Monday, October 13, 2008

(TALKZIMBABWE) Soros warns world markets will fall again

Soros warns world markets will fall again
This Is Money
Mon, 13 Oct 2008 03:38:00 +0000
George Soros

BILLIONAIRE investor George Soros said the financial crisis is the worst since the Great Depression and the markets will fall once more this year after a brief rebound, it was reported today.

“We had a good bottom,” Soros told Bloomberg News, referring to Wall Street's rally following JPMorgan Chase's deal to buy beleaguered Bear Stearns.

“This will probably not prove to be the final bottom,” he predicted, adding the rebound may last anywhere from six weeks to three months as the US moves closer to a recession.

Soros said he recommends the creation of an exchange with a sound capital structure and strict margin requirements, where current and future contracts could be traded.

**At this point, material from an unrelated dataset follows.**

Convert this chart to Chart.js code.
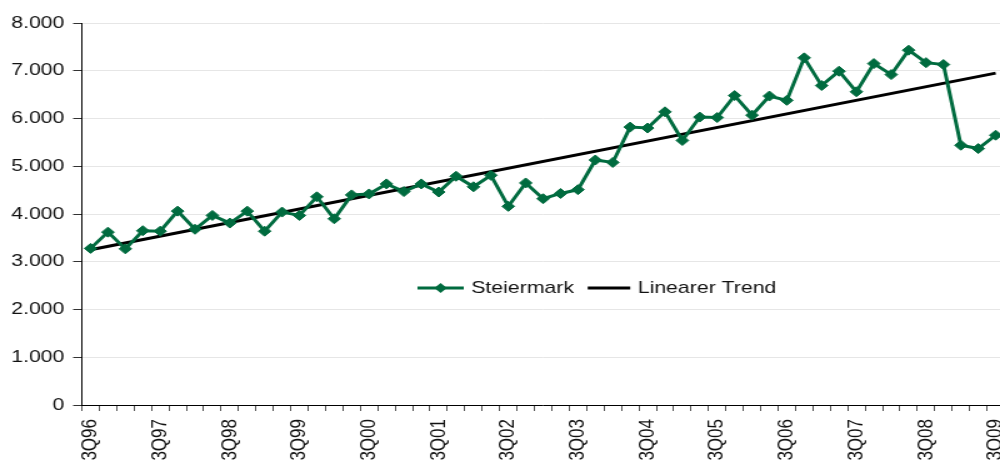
<!DOCTYPE html>
<html>
<head>
<meta charset="utf-8">
<script src="https://cdn.jsdelivr.net/npm/chart.js@4"></script>
<style>
  html, body { margin: 0; padding: 0; width: 1000px; height: 466px; overflow: hidden; background: #fff; }
  /* original chart is stretched horizontally, so draw narrower and stretch */
  #wrap { position: absolute; left: 0; top: 0; width: 825px; height: 466px; transform: scaleX(1.25); transform-origin: 0 0; }
</style>
</head>
<body>
<div id="wrap"><canvas id="chart" width="825" height="466"></canvas></div>
<script>
// Daten
const quarters = [
  '3Q96', '4Q96',
  '1Q97', '2Q97', '3Q97', '4Q97',
  '1Q98', '2Q98', '3Q98', '4Q98',
  '1Q99', '2Q99', '3Q99', '4Q99',
  '1Q00', '2Q00', '3Q00', '4Q00',
  '1Q01', '2Q01', '3Q01', '4Q01',
  '1Q02', '2Q02', '3Q02', '4Q02',
  '1Q03', '2Q03', '3Q03', '4Q03',
  '1Q04', '2Q04', '3Q04', '4Q04',
  '1Q05', '2Q05', '3Q05', '4Q05',
  '1Q06', '2Q06', '3Q06', '4Q06',
  '1Q07', '2Q07', '3Q07', '4Q07',
  '1Q08', '2Q08', '3Q08', '4Q08',
  '1Q09', '2Q09', '3Q09'
];
const steiermark = [
  3280, 3620,
  3270, 3650, 3640, 4060,
  3680, 3970, 3810, 4060,
  3640, 4040, 3970, 4360,
  3900, 4400, 4420, 4630,
  4470, 4630, 4460, 4790,
  4570, 4810, 4160, 4650,
  4320, 4430, 4510, 5130,
  5080, 5820, 5800, 6140,
  5540, 6030, 6020, 6480,
  6070, 6470, 6380, 7270,
  6690, 6990, 6560, 7150,
  6920, 7430, 7170, 7130,
  5440, 5370, 5650
];
// Linearer Trend: Anfangs- und Endwert
const trendQuarters = ['3Q96', '3Q09'];
const trendValues = [3250, 6950];
const xTickLabels = ['3Q96', '3Q97', '3Q98', '3Q99', '3Q00', '3Q01', '3Q02',
  '3Q03', '3Q04', '3Q05', '3Q06', '3Q07', '3Q08', '3Q09'];
const yTicks = [0, 1000, 2000, 3000, 4000, 5000, 6000, 7000, 8000];
// Daten

const green = '#006b3f';
const textColor = '#111';
const fontFamily = '"Liberation Sans", Arial, sans-serif';

const fmt = v => String(v).replace(/\B(?=(\d{3})+(?!\d))/g, '.');

// Legende innerhalb des Diagramms
const innerLegend = {
  id: 'innerLegend',
  afterDraw(chart) {
    const ctx = chart.ctx;
    const y = 288;
    let x = 334;
    ctx.save();
    ctx.font = '17px ' + fontFamily;
    ctx.textBaseline = 'middle';
    ctx.textAlign = 'left';

    ctx.strokeStyle = green;
    ctx.fillStyle = green;
    ctx.lineWidth = 3;
    ctx.beginPath();
    ctx.moveTo(x, y);
    ctx.lineTo(x + 37, y);
    ctx.stroke();
    const cx = x + 18.5;
    ctx.beginPath();
    ctx.moveTo(cx, y - 5);
    ctx.lineTo(cx + 5, y);
    ctx.lineTo(cx, y + 5);
    ctx.lineTo(cx - 5, y);
    ctx.closePath();
    ctx.fill();
    x += 43;
    ctx.fillStyle = textColor;
    ctx.fillText(chart.data.datasets[0].label, x, y);
    x += ctx.measureText(chart.data.datasets[0].label).width + 11;

    ctx.strokeStyle = '#000';
    ctx.lineWidth = 3;
    ctx.beginPath();
    ctx.moveTo(x, y);
    ctx.lineTo(x + 34, y);
    ctx.stroke();
    x += 40;
    ctx.fillText(chart.data.datasets[1].label, x, y);
    ctx.restore();
  }
};

const ctx = document.getElementById('chart').getContext('2d');
const chart = new Chart(ctx, {
  type: 'line',
  data: {
    labels: quarters,
    datasets: [{
      label: 'Steiermark',
      data: steiermark,
      borderColor: green,
      backgroundColor: green,
      borderWidth: 3,
      pointStyle: 'rectRot',
      pointRadius: 5,
      pointBorderWidth: 1,
      pointHoverRadius: 5,
      tension: 0
    }, {
      label: 'Linearer Trend',
      data: trendQuarters.map((q, i) => ({ x: q, y: trendValues[i] })),
      borderColor: '#000',
      backgroundColor: '#000',
      borderWidth: 3,
      pointRadius: 0,
      tension: 0
    }]
  },
  options: {
    responsive: false,
    animation: false,
    devicePixelRatio: 1,
    layout: { padding: { top: 23, right: 3, left: 0, bottom: 0 } },
    plugins: {
      legend: { display: false },
      tooltip: { enabled: false }
    },
    scales: {
      x: {
        type: 'category',
        offset: true,
        afterFit: s => { s.height = 61; },
        grid: {
          offset: true,
          drawOnChartArea: false,
          drawTicks: true,
          tickLength: 6,
          tickColor: '#555'
        },
        border: { color: '#000', width: 1 },
        ticks: {
          autoSkip: false,
          minRotation: 90,
          maxRotation: 90,
          padding: 8,
          color: textColor,
          font: { family: fontFamily, size: 17 },
          callback: function (v, i) {
            const l = this.getLabelForValue(v);
            return xTickLabels.includes(l) ? l : '';
          }
        }
      },
      y: {
        min: 0,
        max: 8000,
        afterFit: s => { s.width = 65.5; },
        afterBuildTicks: s => { s.ticks = yTicks.map(v => ({ value: v })); },
        grid: {
          color: '#e6e6e6',
          lineWidth: 1,
          tickLength: 7,
          tickColor: '#333'
        },
        border: { color: '#000', width: 1 },
        ticks: {
          padding: 7,
          color: textColor,
          font: { family: fontFamily, size: 17 },
          callback: v => fmt(v)
        }
      }
    }
  },
  plugins: [innerLegend]
});
</script>
</body>
</html>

He also said banks must control their own borrowing and curtail lending to clients such as hedge funds by demanding greater collateral and margin requirements on loans.

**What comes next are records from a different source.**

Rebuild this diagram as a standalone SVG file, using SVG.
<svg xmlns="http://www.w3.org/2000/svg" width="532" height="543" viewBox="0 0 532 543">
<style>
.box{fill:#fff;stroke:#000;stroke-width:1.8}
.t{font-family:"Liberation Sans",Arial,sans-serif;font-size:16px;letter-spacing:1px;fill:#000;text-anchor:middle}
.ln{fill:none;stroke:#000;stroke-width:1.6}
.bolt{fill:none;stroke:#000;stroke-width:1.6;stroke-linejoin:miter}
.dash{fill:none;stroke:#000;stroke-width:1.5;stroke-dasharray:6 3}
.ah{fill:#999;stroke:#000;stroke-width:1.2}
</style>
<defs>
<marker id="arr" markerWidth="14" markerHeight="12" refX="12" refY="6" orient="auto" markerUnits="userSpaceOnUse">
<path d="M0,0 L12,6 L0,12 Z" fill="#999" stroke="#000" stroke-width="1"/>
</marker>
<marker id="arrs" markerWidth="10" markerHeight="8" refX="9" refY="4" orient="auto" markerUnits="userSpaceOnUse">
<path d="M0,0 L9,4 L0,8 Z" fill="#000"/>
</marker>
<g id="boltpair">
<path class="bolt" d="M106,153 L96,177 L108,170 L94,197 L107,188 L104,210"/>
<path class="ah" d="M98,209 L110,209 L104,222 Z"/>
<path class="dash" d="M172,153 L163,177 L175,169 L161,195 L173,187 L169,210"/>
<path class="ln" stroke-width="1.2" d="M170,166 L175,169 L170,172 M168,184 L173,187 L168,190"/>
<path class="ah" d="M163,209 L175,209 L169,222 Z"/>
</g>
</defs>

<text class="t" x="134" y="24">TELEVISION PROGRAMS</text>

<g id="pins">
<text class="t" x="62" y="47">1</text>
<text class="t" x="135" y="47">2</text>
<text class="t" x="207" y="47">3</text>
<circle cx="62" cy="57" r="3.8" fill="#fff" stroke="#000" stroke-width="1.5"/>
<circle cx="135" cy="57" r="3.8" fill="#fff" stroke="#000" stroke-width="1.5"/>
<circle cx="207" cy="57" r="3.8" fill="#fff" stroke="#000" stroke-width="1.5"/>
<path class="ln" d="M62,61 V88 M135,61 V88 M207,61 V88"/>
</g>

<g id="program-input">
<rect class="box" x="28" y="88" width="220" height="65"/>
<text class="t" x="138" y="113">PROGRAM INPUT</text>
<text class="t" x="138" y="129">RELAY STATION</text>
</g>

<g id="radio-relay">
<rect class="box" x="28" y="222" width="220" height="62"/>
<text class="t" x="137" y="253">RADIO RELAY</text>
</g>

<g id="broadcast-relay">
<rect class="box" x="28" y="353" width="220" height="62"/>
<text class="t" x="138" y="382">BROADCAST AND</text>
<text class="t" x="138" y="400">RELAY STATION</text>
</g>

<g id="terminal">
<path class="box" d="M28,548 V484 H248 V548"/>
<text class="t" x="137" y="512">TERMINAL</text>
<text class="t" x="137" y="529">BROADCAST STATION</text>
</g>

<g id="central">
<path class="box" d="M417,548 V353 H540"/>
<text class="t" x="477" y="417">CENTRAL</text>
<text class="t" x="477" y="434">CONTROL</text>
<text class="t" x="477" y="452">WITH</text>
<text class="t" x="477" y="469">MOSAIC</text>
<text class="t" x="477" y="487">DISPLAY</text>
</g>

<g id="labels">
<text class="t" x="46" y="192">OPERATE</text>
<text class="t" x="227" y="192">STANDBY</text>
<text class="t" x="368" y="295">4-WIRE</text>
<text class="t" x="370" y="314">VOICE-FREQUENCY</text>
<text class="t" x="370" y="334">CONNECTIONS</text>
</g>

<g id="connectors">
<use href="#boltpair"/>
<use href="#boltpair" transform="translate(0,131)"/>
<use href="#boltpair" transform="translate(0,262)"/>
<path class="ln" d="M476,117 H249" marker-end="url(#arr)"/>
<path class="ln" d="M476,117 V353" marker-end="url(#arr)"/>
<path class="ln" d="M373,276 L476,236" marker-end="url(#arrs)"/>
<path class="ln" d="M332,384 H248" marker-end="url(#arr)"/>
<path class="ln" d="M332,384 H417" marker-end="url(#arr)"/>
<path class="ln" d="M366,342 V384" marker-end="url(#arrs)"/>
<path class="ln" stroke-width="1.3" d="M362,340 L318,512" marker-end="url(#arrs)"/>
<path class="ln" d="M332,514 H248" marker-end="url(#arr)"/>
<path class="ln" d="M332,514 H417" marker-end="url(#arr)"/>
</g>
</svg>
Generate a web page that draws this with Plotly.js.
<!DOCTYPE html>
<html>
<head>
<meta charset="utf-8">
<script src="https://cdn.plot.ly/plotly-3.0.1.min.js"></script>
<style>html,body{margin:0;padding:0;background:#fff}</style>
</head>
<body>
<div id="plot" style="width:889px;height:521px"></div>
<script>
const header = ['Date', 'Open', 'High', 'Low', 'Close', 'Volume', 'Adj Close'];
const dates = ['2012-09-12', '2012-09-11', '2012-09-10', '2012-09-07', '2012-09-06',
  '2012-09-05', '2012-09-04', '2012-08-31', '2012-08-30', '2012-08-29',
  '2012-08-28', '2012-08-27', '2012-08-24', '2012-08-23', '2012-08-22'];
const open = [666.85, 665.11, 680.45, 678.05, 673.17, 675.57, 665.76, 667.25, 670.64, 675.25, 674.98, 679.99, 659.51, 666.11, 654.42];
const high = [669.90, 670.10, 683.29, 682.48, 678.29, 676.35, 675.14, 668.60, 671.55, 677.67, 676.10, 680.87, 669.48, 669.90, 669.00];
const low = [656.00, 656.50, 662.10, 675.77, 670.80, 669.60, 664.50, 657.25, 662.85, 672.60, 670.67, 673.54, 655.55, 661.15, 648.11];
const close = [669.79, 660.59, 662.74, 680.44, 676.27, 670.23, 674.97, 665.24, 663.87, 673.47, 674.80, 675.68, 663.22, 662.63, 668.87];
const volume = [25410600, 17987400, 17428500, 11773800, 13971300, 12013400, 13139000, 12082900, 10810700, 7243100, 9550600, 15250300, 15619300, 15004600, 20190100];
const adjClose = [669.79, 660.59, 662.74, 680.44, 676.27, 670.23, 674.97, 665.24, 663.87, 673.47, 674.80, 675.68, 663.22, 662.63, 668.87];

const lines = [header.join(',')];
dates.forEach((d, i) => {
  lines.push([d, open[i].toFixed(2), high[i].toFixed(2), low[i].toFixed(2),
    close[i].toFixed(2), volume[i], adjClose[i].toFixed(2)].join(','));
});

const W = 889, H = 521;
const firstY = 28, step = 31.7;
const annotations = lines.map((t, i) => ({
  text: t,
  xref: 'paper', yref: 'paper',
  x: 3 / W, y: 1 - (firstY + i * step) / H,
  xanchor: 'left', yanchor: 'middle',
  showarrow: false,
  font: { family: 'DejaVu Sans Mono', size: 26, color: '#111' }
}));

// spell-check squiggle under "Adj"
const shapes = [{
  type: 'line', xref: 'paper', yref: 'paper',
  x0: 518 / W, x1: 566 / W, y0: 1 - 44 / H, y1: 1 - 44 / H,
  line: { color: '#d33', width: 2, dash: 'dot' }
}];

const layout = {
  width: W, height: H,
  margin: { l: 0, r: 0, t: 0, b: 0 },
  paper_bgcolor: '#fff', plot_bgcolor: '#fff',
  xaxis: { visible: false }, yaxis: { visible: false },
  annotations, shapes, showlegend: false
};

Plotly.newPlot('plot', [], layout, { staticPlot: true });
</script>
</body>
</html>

His words re-state the warning he gave in January, in an article in the Financial Times.

Then, he said that although the financial crisis resembles other crises since the end of the Second World War, “There is a profound difference: the current crisis marks the end of an era of credit expansion based on the dollar as the international reserve currency.

“The periodic crises were part of a larger boom-bust process. The current crisis is the culmination of a super-boom that has lasted for more than 60 years.”

He criticized the tendency of authorities to intervene in the economy and markets - as the US Fed did during the market turmoil earlier this year. This "moral hazard" encouraged more borrowing and expansion and led to widespread belief in "market fundamentalism" in the Eighties - "regulations have been progressively relaxed until they have practically disappeared".

“The super-boom got out of hand when the new products became so complicated that the authorities could no longer calculate the risks and started relying on the risk management methods of the banks themselves.

“Similarly, the rating agencies relied on the information provided by the originators of synthetic products. It was a shocking abdication of responsibility.”